The CNC team made the podium three times. They won first place in the coveted Strategic Plan category and added two second place finishes for Simulation Score and overall Junior Division.
“A lot of sacrifices were made to make that strategic plan what it was. To hear it won first, wow, it felt so great to know that all paid off,” said Clair. “The really special part about our group was it was a group of very introverted people and when we talked about our shared goals, everybody wanted to challenge themselves, to get out of our shells. We were really scared. I was terrified. I’m really, really proud we did it.”
So, with all the work a student has to do academically, plus employment (Clair worked at TD Bank in Quesnel and transferred to Prince George for this second year of her diploma after completing the first year at home), and introversion as a personality trait, why take on a project like this?
“I’m the person to just say ‘you only have so many opportunities in life…just go and do it.’ And I was so honoured that I was even considered to be a part of it. Why would I not do this?,” she said. “This was a great opportunity to put everything I’ve learned here so far at CNC into a real business-life setting. It was awesome. I loved it. It pushed me to my very limits, but it was great.”
Their company was called Bagel Inc. Bagels have nothing to do with drones or cameras. That was the point, and the marketplace differentiation scored the team some points in the competition. Clair said it was Joses Lee who suggested the disruptive name “and it honestly really helped us to stand out…it was very brave.”
The inspiration was the bitten apple so iconicly symbolic of the Apple tech company. Originally, that apple was chosen as a visual link to their flagship Macintosh computer. It had nothing to say about technology or product systems. Bagel Inc. traded on that theme: clean, simple, gripping, evocative, nonthreatening. It was a big hit with fellow business students, competitors and judges alike.
Their educators were impressed at how well baked Bagel Inc. was.
Wendy Male, CNC’s dean of human services, university transfer, and business studies, said “their success is indicative of the high quality of education and preparation that the College of New Caledonia provides.

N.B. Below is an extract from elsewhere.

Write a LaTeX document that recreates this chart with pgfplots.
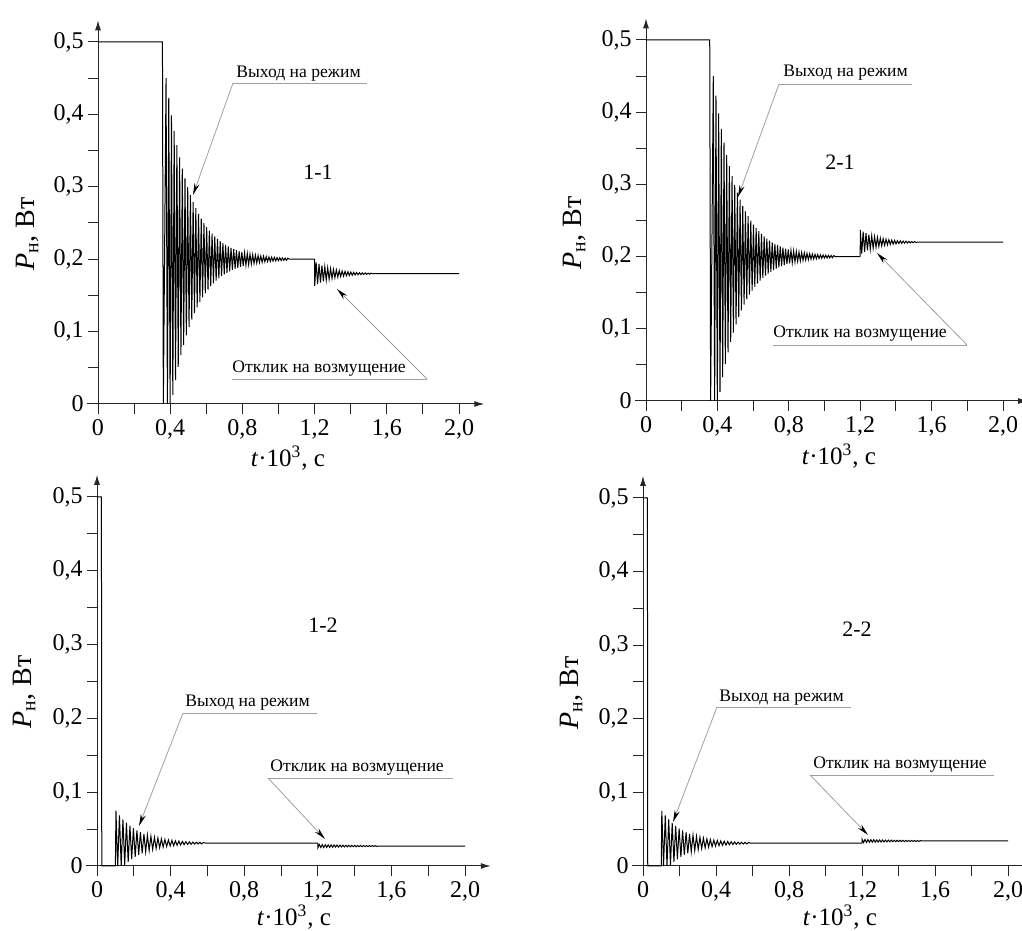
\documentclass[border=0pt]{standalone}
\usepackage{fontspec}
\setmainfont{Liberation Serif}
\usepackage{pgfplots}
\usepackage{pgfplotstable}
\pgfplotsset{compat=1.18}
\usetikzlibrary{arrows.meta}

% main transient, top row (1-1, 2-1)
\pgfplotstableread{
t p
0 0.5
0.357 0.5
0.362 0
0.377 0.450
0.3845 0
0.392 0.4228
0.3995 0
0.407 0.3985
0.4145 0.0126
0.422 0.3769
0.4295 0.0330
0.437 0.3577
0.4445 0.0512
0.452 0.3405
0.4595 0.0674
0.467 0.3252
0.4745 0.0818
0.482 0.3116
0.4895 0.0947
0.497 0.2994
0.5045 0.1061
0.512 0.2886
0.5195 0.1164
0.527 0.2790
0.5345 0.1255
0.542 0.2704
0.5495 0.1336
0.557 0.2627
0.5645 0.1408
0.572 0.2559
0.5795 0.1472
0.587 0.2498
0.5945 0.1530
0.602 0.2444
0.6095 0.1581
0.617 0.2396
0.6245 0.1627
0.632 0.2352
0.6395 0.1667
0.647 0.2314
0.6545 0.1704
0.662 0.2280
0.6695 0.1736
0.677 0.2249
0.6845 0.1765
0.692 0.2222
0.6995 0.1790
0.707 0.2198
0.7145 0.1813
0.722 0.2177
0.7295 0.1833
0.737 0.2157
0.7445 0.1852
0.752 0.2140
0.7595 0.1868
0.767 0.2125
0.7745 0.1882
0.782 0.2111
0.7895 0.1895
0.797 0.2099
0.8045 0.1906
0.812 0.2088
0.8195 0.1917
0.827 0.2079
0.8345 0.1926
0.842 0.2070
0.8495 0.1934
0.857 0.2063
0.8645 0.1941
0.872 0.2056
0.8795 0.1947
0.887 0.2050
0.8945 0.1953
0.902 0.2044
0.9095 0.1958
0.917 0.2040
0.9245 0.1963
0.932 0.2035
0.9395 0.1967
0.947 0.2031
0.9545 0.1970
0.962 0.2028
0.9695 0.1974
0.977 0.2025
0.9845 0.1977
0.992 0.2022
0.9995 0.1979
1.007 0.2020
1.0145 0.1981
1.022 0.2018
1.0295 0.1983
1.037 0.2016
1.0445 0.1985
1.052 0.2014
1.06 0.2
1.2 0.2
}\mainTop

% main transient, bottom row (1-2, 2-2)
\pgfplotstableread{
t p
0 0.5
0.024 0.5
0.026 0
0.100 0
0.103 0.075
0.1125 0
0.122 0.0686
0.1315 0
0.141 0.0632
0.1505 0.0012
0.160 0.0586
0.1695 0.0055
0.179 0.0546
0.1885 0.0092
0.198 0.0512
0.2075 0.0123
0.217 0.0483
0.2265 0.0150
0.236 0.0458
0.2455 0.0173
0.255 0.0436
0.2645 0.0193
0.274 0.0418
0.2835 0.0210
0.293 0.0402
0.3025 0.0225
0.312 0.0389
0.3215 0.0237
0.331 0.0378
0.3405 0.0247
0.350 0.0368
0.3595 0.0256
0.369 0.0360
0.3785 0.0264
0.388 0.0352
0.3975 0.0271
0.407 0.0346
0.4165 0.0276
0.426 0.0341
0.4355 0.0281
0.445 0.0337
0.4545 0.0285
0.464 0.0333
0.4735 0.0289
0.483 0.0330
0.4925 0.0292
0.502 0.0327
0.5115 0.0294
0.521 0.0324
0.5305 0.0297
0.540 0.0322
0.5495 0.0299
0.559 0.0321
0.5685 0.0300
0.578 0.0319
0.59 0.031
1.2 0.031
}\mainBot

% response to disturbance, 1-1
\pgfplotstableread{
t p
1.2 0.2
1.2005 0.163
1.2085 0.1957
1.2165 0.1655
1.2245 0.1934
1.2325 0.1677
1.2405 0.1914
1.2485 0.1695
1.2565 0.1897
1.2645 0.1711
1.2725 0.1882
1.2805 0.1724
1.2885 0.1870
1.2965 0.1735
1.3045 0.1860
1.3125 0.1745
1.3205 0.1851
1.3285 0.1753
1.3365 0.1843
1.3445 0.1760
1.3525 0.1837
1.3605 0.1766
1.3685 0.1832
1.3765 0.1771
1.3845 0.1827
1.3925 0.1775
1.4005 0.1823
1.4085 0.1779
1.4165 0.1819
1.4245 0.1782
1.4325 0.1816
1.4405 0.1785
1.4485 0.1814
1.4565 0.1787
1.4645 0.1812
1.4725 0.1789
1.4805 0.1810
1.4885 0.1791
1.4965 0.1808
1.5045 0.1792
1.5125 0.1807
1.52 0.18
2.0 0.18
}\distA

% response to disturbance, 2-1
\pgfplotstableread{
t p
1.2 0.2
1.2005 0.2370
1.2085 0.2043
1.2165 0.2345
1.2245 0.2066
1.2325 0.2323
1.2405 0.2086
1.2485 0.2305
1.2565 0.2103
1.2645 0.2289
1.2725 0.2118
1.2805 0.2276
1.2885 0.2130
1.2965 0.2265
1.3045 0.2140
1.3125 0.2255
1.3205 0.2149
1.3285 0.2247
1.3365 0.2157
1.3445 0.2240
1.3525 0.2163
1.3605 0.2234
1.3685 0.2168
1.3765 0.2229
1.3845 0.2173
1.3925 0.2225
1.4005 0.2177
1.4085 0.2221
1.4165 0.2181
1.4245 0.2218
1.4325 0.2184
1.4405 0.2215
1.4485 0.2186
1.4565 0.2213
1.4645 0.2188
1.4725 0.2211
1.4805 0.2190
1.4885 0.2209
1.4965 0.2192
1.5045 0.2208
1.5125 0.2193
1.52 0.22
2.0 0.22
}\distB

% response to disturbance, 1-2
\pgfplotstableread{
t p
1.2 0.031
1.2005 0.0248
1.2085 0.0291
1.2165 0.0250
1.2245 0.0290
1.2325 0.0251
1.2405 0.0288
1.2485 0.0252
1.2565 0.0287
1.2645 0.0253
1.2725 0.0286
1.2805 0.0255
1.2885 0.0285
1.2965 0.0256
1.3045 0.0284
1.3125 0.0257
1.3205 0.0283
1.3285 0.0258
1.3365 0.0282
1.3445 0.0258
1.3525 0.0281
1.3605 0.0259
1.3685 0.0280
1.3765 0.0260
1.3845 0.0280
1.3925 0.0261
1.4005 0.0279
1.4085 0.0261
1.4165 0.0278
1.4245 0.0262
1.4325 0.0278
1.4405 0.0262
1.4485 0.0277
1.4565 0.0263
1.4645 0.0277
1.4725 0.0263
1.4805 0.0276
1.4885 0.0264
1.4965 0.0276
1.5045 0.0264
1.5125 0.0276
1.5205 0.0265
1.53 0.027
2.0 0.027
}\distC

% response to disturbance, 2-2
\pgfplotstableread{
t p
1.2 0.031
1.2005 0.0362
1.2085 0.0319
1.2165 0.0360
1.2245 0.0320
1.2325 0.0359
1.2405 0.0322
1.2485 0.0358
1.2565 0.0323
1.2645 0.0357
1.2725 0.0324
1.2805 0.0355
1.2885 0.0325
1.2965 0.0354
1.3045 0.0326
1.3125 0.0353
1.3205 0.0327
1.3285 0.0352
1.3365 0.0328
1.3445 0.0352
1.3525 0.0329
1.3605 0.0351
1.3685 0.0330
1.3765 0.0350
1.3845 0.0330
1.3925 0.0349
1.4005 0.0331
1.4085 0.0349
1.4165 0.0332
1.4245 0.0348
1.4325 0.0332
1.4405 0.0348
1.4485 0.0333
1.4565 0.0347
1.4645 0.0333
1.4725 0.0347
1.4805 0.0334
1.4885 0.0346
1.4965 0.0334
1.5045 0.0346
1.5125 0.0334
1.5205 0.0345
1.53 0.034
2.0 0.034
}\distD

\pgfplotsset{
  panel/.style={
    axis lines=left, anchor=south west, clip=false,
    xmin=0, xmax=2.14, ymin=0, ymax=0.53,
    axis line style={line width=0.5pt, black!85, -{Latex[length=5pt,width=3pt]}},
    tick align=outside, major tick length=5pt, minor tick length=5pt,
    tick style={line width=0.5pt, black!85},
    xtick={0,0.4,0.8,1.2,1.6,2.0},
    xticklabels={0,{0,4},{0,8},{1,2},{1,6},{2,0}},
    minor xtick={0.2,0.6,1.0,1.4,1.8},
    ytick={0,0.1,0.2,0.3,0.4,0.5},
    yticklabels={0,{0,1},{0,2},{0,3},{0,4},{0,5}},
    minor ytick={0.05,0.15,0.25,0.35,0.45},
    tick label style={font=\fontsize{12}{14}\selectfont},
    yticklabel style={inner sep=2pt},
    xticklabel style={inner sep=2.5pt},
  },
  sig/.style={black, line width=0.5pt, no marks},
}

\newcommand{\lblfont}{\fontsize{8.8}{10}\selectfont}

\begin{document}
\begin{tikzpicture}
\useasboundingbox (0,0) rectangle (511pt,465.5pt);

\begin{axis}[panel, at={(49pt,263.5pt)}, x=90.25pt, y=362pt]
\addplot[sig] table[x=t,y=p] {\mainTop};
\addplot[sig] table[x=t,y=p] {\distA};
\end{axis}

\begin{axis}[panel, at={(323pt,265pt)}, x=89.25pt, y=361pt]
\addplot[sig] table[x=t,y=p] {\mainTop};
\addplot[sig] table[x=t,y=p] {\distB};
\end{axis}

\begin{axis}[panel, at={(48.5pt,32.5pt)}, x=92pt, y=369pt]
\addplot[sig] table[x=t,y=p] {\mainBot};
\addplot[sig] table[x=t,y=p] {\distC};
\end{axis}

\begin{axis}[panel, at={(321.5pt,32.5pt)}, x=91.25pt, y=368pt]
\addplot[sig] table[x=t,y=p] {\mainBot};
\addplot[sig] table[x=t,y=p] {\distD};
\end{axis}

% annotations in image pixel units
\begin{scope}[x=0.5pt, y=-0.5pt, shift={(0pt,465.5pt)}]
  \tikzset{lead/.style={gray!75, line width=0.4pt},
           arr/.style={lead, -{Stealth[length=6pt,width=2.6pt,color=black]}}}
  % x axis stubs left of the y axis
  \draw[line width=0.5pt, black!85] (87,404) -- (98,404);
  \draw[line width=0.5pt, black!85] (635,401) -- (646,401);
  \draw[line width=0.5pt, black!85] (86,866) -- (97,866);
  \draw[line width=0.5pt, black!85] (632,866) -- (643,866);

  % axis titles
  \foreach \px/\py in {27/234, 574/233, 24/692, 571/693}
    \node[rotate=90, font=\fontsize{14}{16}\selectfont] at (\px,\py) {\textit{P}\textsubscript{н}, Вт};
  \foreach \px/\py in {288/458, 839/456, 294/917, 840/917}
    \node[font=\fontsize{12.5}{14}\selectfont, inner sep=0pt] at (\px,\py) {\textit{t}·10\textsuperscript{3}, с};

  % case numbers
  \node[font=\fontsize{11}{13}\selectfont] at (318,172) {1-1};
  \node[font=\fontsize{11}{13}\selectfont] at (840,162) {2-1};
  \node[font=\fontsize{11}{13}\selectfont] at (323,625) {1-2};
  \node[font=\fontsize{11}{13}\selectfont] at (857,629) {2-2};

  % 1-1
  \node[font=\lblfont, anchor=base west, inner sep=0pt] at (236,78) {Выход на режим};
  \draw[lead] (233,83) -- (367,83);
  \draw[arr] (233,83) -- (193,195);
  \node[font=\lblfont, anchor=base west, inner sep=0pt] at (232,373) {Отклик на возмущение};
  \draw[lead] (232,379) -- (427,379);
  \draw[arr] (427,379) -- (337,289);

  % 2-1
  \node[font=\lblfont, anchor=base west, inner sep=0pt] at (783,77) {Выход на режим};
  \draw[lead] (779,84) -- (912,84);
  \draw[arr] (779,84) -- (738,197);
  \node[font=\lblfont, anchor=base west, inner sep=0pt] at (773,338) {Отклик на возмущение};
  \draw[lead] (773,345) -- (967,345);
  \draw[arr] (967,345) -- (877,253);

  % 1-2
  \node[font=\lblfont, anchor=base west, inner sep=0pt] at (185,707) {Выход на режим};
  \draw[lead] (183,713) -- (317,713);
  \draw[arr] (183,713) -- (139,826);
  \node[font=\lblfont, anchor=base west, inner sep=0pt] at (270,772) {Отклик на возмущение};
  \draw[lead] (268,778) -- (453,778);
  \draw[arr] (268,778) -- (325,839);

  % 2-2
  \node[font=\lblfont, anchor=base west, inner sep=0pt] at (719,702) {Выход на режим};
  \draw[lead] (717,707) -- (851,707);
  \draw[arr] (717,707) -- (673,822);
  \node[font=\lblfont, anchor=base west, inner sep=0pt] at (813,769) {Отклик на возмущение};
  \draw[lead] (810,775) -- (994,775);
  \draw[arr] (810,775) -- (868,835);
\end{scope}
\end{tikzpicture}
\end{document}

Their dedication, work ethic, and strategic thinking resulted in this accomplishment. I have no doubt they will continue to achieve great things in the future, and we are honored to have played a role in their education and success.”
Muhammad Rahman, an associate dean at CNC, said “They conducted themselves well and presented their case professionally, with poise.”
After a year at CNC Quesnel, and a year at CNC Prince George, Clair is now moving up the degree ladder to pursue a Bachelor of Commerce specializing in Human Resource Management.
“I know there are some other students who commute back and forth, but I’m going to go all-in and live (in Prince George),” she said, but don’t assume that means she’ll be gone of good from B.C.’s heart of gold city. “I miss Quesnel and my family. I just love my family to bits, and I go see them to revive me. I love Quesnel; I love my city.”